— What you need to do —
Write out exactly the lines from the one with "Write a LaTeX" through the last line. Pictures stay out.

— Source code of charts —
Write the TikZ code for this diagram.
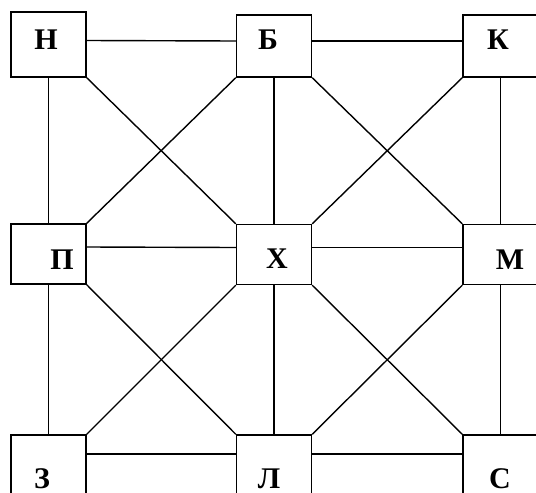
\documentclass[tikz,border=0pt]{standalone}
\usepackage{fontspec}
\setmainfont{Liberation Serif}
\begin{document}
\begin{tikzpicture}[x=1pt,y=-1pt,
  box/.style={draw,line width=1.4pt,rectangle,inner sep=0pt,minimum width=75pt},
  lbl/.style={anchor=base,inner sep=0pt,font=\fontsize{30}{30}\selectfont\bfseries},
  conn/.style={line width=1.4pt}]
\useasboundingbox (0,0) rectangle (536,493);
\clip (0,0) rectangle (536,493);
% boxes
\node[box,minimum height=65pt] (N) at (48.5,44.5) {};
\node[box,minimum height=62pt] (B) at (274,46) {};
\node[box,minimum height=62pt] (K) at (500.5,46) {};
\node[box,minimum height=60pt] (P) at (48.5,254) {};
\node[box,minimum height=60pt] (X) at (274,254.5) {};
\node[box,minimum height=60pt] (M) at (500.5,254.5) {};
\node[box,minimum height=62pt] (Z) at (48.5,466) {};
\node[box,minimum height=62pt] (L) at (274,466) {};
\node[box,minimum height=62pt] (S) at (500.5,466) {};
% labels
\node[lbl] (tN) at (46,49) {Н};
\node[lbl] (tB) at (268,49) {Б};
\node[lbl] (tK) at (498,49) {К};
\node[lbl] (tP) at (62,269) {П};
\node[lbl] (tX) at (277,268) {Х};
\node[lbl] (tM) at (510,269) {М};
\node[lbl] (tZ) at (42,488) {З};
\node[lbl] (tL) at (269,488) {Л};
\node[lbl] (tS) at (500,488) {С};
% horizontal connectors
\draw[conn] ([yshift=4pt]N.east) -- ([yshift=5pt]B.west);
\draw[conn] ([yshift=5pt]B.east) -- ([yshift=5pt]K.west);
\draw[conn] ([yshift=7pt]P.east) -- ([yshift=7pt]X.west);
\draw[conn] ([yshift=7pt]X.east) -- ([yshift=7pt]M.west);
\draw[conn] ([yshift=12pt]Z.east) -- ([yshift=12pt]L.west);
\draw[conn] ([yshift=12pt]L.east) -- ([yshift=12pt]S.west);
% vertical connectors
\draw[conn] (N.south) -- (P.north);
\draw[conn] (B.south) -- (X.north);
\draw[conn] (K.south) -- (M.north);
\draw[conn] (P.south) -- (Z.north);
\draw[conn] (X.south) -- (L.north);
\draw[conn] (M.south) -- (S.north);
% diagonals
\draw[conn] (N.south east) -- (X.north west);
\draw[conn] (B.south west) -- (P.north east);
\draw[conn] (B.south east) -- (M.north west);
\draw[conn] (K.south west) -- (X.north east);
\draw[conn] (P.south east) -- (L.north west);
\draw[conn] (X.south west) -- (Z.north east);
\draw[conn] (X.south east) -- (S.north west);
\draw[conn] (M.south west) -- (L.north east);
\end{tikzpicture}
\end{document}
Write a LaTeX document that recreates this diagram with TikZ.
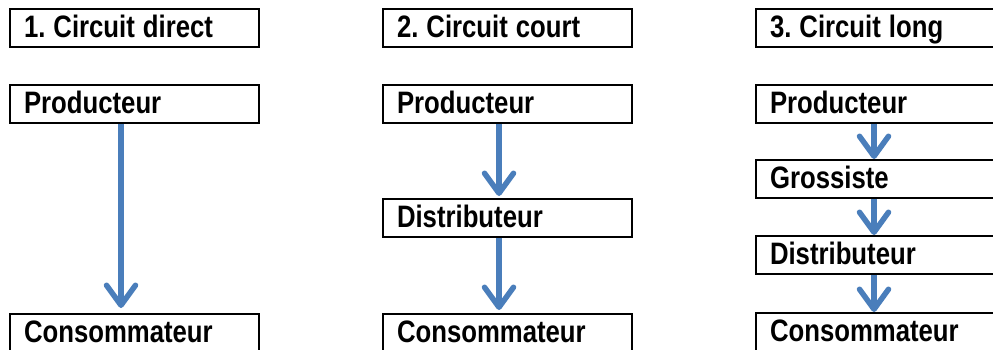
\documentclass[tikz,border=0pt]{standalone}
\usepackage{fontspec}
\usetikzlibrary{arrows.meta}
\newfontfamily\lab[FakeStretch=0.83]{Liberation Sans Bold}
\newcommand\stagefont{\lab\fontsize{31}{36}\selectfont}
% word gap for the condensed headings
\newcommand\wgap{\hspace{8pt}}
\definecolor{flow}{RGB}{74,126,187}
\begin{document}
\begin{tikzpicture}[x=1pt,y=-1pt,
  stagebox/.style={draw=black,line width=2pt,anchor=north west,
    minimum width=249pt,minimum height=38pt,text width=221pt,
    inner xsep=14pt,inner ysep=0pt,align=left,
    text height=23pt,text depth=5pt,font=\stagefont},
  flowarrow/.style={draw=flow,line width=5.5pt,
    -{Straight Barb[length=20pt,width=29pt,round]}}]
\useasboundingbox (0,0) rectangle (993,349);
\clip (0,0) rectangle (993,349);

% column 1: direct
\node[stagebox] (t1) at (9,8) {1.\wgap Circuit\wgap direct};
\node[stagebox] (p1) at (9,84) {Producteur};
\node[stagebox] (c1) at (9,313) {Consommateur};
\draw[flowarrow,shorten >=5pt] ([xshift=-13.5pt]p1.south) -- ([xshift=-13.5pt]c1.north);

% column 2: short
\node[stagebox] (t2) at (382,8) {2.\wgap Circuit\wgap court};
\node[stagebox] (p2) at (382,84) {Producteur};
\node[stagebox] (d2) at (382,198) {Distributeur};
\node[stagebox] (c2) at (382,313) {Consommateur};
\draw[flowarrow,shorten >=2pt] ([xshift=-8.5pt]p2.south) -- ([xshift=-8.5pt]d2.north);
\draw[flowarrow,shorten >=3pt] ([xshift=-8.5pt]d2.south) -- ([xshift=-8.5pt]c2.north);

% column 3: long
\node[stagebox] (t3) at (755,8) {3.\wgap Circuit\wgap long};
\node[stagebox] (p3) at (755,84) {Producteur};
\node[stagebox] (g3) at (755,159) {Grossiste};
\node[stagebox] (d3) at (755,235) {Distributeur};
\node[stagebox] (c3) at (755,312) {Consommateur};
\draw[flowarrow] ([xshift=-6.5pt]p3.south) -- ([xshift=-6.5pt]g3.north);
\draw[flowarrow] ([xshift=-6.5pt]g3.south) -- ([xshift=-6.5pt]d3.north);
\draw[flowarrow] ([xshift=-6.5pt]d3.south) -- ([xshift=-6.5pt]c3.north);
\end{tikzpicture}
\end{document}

— Output below —
Write a LaTeX document that recreates this diagram with TikZ.
\documentclass[tikz,border=0pt]{standalone}
\usepackage{fontspec}
\usetikzlibrary{arrows.meta}
\newfontfamily\lab[FakeStretch=0.83]{Liberation Sans Bold}
\newcommand\stagefont{\lab\fontsize{31}{36}\selectfont}
% word gap for the condensed headings
\newcommand\wgap{\hspace{8pt}}
\definecolor{flow}{RGB}{74,126,187}
\begin{document}
\begin{tikzpicture}[x=1pt,y=-1pt,
  stagebox/.style={draw=black,line width=2pt,anchor=north west,
    minimum width=249pt,minimum height=38pt,text width=221pt,
    inner xsep=14pt,inner ysep=0pt,align=left,
    text height=23pt,text depth=5pt,font=\stagefont},
  flowarrow/.style={draw=flow,line width=5.5pt,
    -{Straight Barb[length=20pt,width=29pt,round]}}]
\useasboundingbox (0,0) rectangle (993,349);
\clip (0,0) rectangle (993,349);

% column 1: direct
\node[stagebox] (t1) at (9,8) {1.\wgap Circuit\wgap direct};
\node[stagebox] (p1) at (9,84) {Producteur};
\node[stagebox] (c1) at (9,313) {Consommateur};
\draw[flowarrow,shorten >=5pt] ([xshift=-13.5pt]p1.south) -- ([xshift=-13.5pt]c1.north);

% column 2: short
\node[stagebox] (t2) at (382,8) {2.\wgap Circuit\wgap court};
\node[stagebox] (p2) at (382,84) {Producteur};
\node[stagebox] (d2) at (382,198) {Distributeur};
\node[stagebox] (c2) at (382,313) {Consommateur};
\draw[flowarrow,shorten >=2pt] ([xshift=-8.5pt]p2.south) -- ([xshift=-8.5pt]d2.north);
\draw[flowarrow,shorten >=3pt] ([xshift=-8.5pt]d2.south) -- ([xshift=-8.5pt]c2.north);

% column 3: long
\node[stagebox] (t3) at (755,8) {3.\wgap Circuit\wgap long};
\node[stagebox] (p3) at (755,84) {Producteur};
\node[stagebox] (g3) at (755,159) {Grossiste};
\node[stagebox] (d3) at (755,235) {Distributeur};
\node[stagebox] (c3) at (755,312) {Consommateur};
\draw[flowarrow] ([xshift=-6.5pt]p3.south) -- ([xshift=-6.5pt]g3.north);
\draw[flowarrow] ([xshift=-6.5pt]g3.south) -- ([xshift=-6.5pt]d3.north);
\draw[flowarrow] ([xshift=-6.5pt]d3.south) -- ([xshift=-6.5pt]c3.north);
\end{tikzpicture}
\end{document}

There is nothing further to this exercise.